I thought of one more reason why women would see an usual unequal division of labor as fair, and this was actually prompted by the reading I've been doing of Scott Coltrane's Family Man: Fatherhood, Housework, and Gender Equity. He notes in the chapter "Explaining Family Work" that in some households in which women have higher-paying or more prestigious jobs the women attempt to compesate for what might be an emasculating situation for their husbands by not demanding that the husbands do more work.
This got me to thinking about the post I made a couple of days ago about women having personal motivations for work, rather than working for the good of the entire family. If a woman has what she perceives to be personal motivations for work, that is something she might see as taking her away from her duty that is for the good of the household -- childcare and housework. Those things then are still her responsibility, and working outside of the home is more like an optional leisure activity. She might then be grateful for her husband making a contribution to the housework, even if that contribution is much smaller than hers (and even if she works hours that are just as long as her husbands).

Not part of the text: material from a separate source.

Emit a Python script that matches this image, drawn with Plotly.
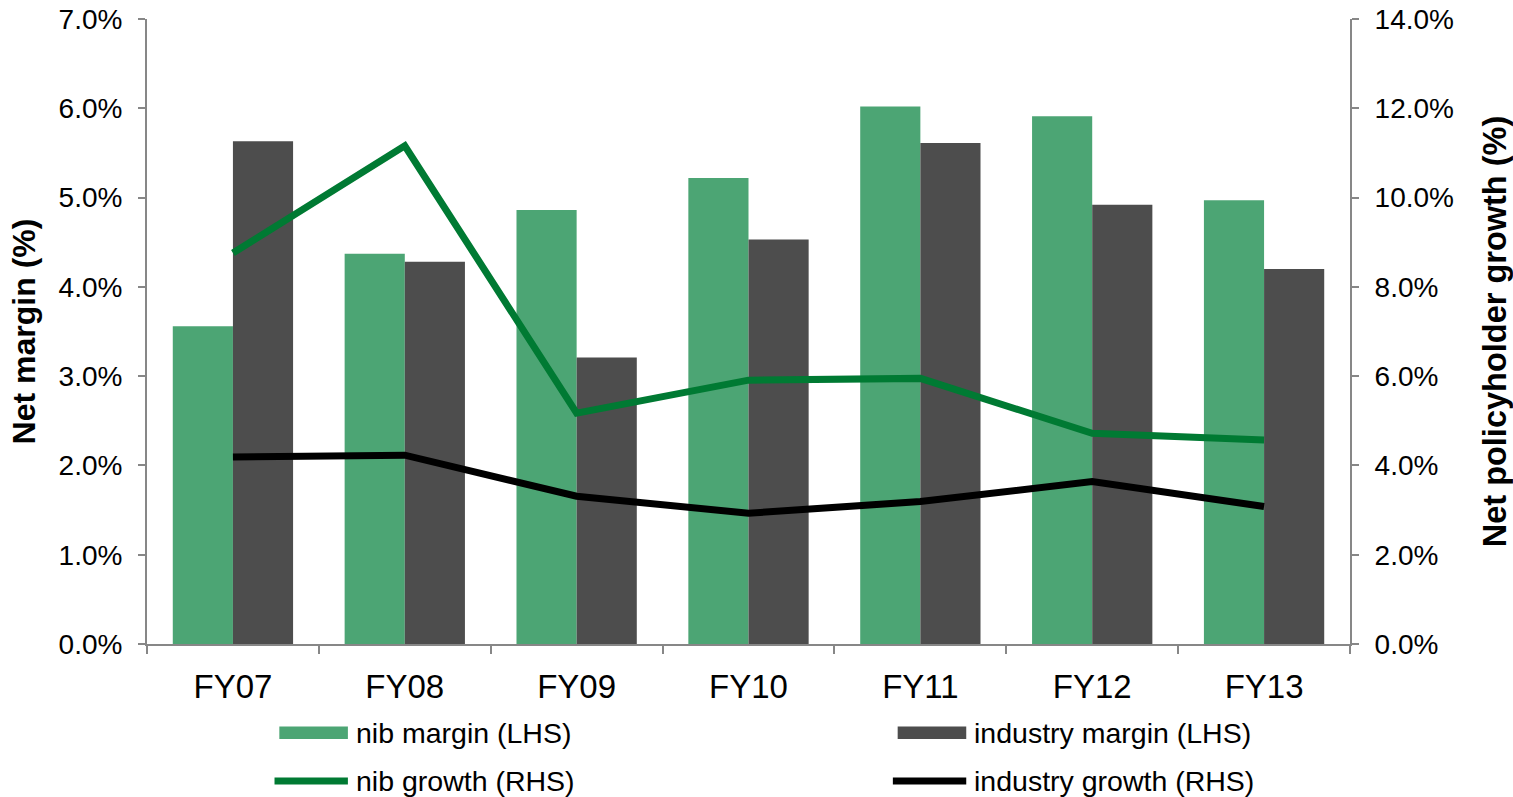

Coltrane also talks about differences between motivations and sharing in working-class and middle-class families. In working-class families, women's work is more likely to be seen as a necessity (i.e. not personally motivated, but done in the interest of the entire family). And women in working-class families, while they still make less than their husbands, do make proportionally more than wives in middle-class families. Both of these things might tend to tip working-class families closer to equal sharing than middle class families, however the research results on this have been mixed.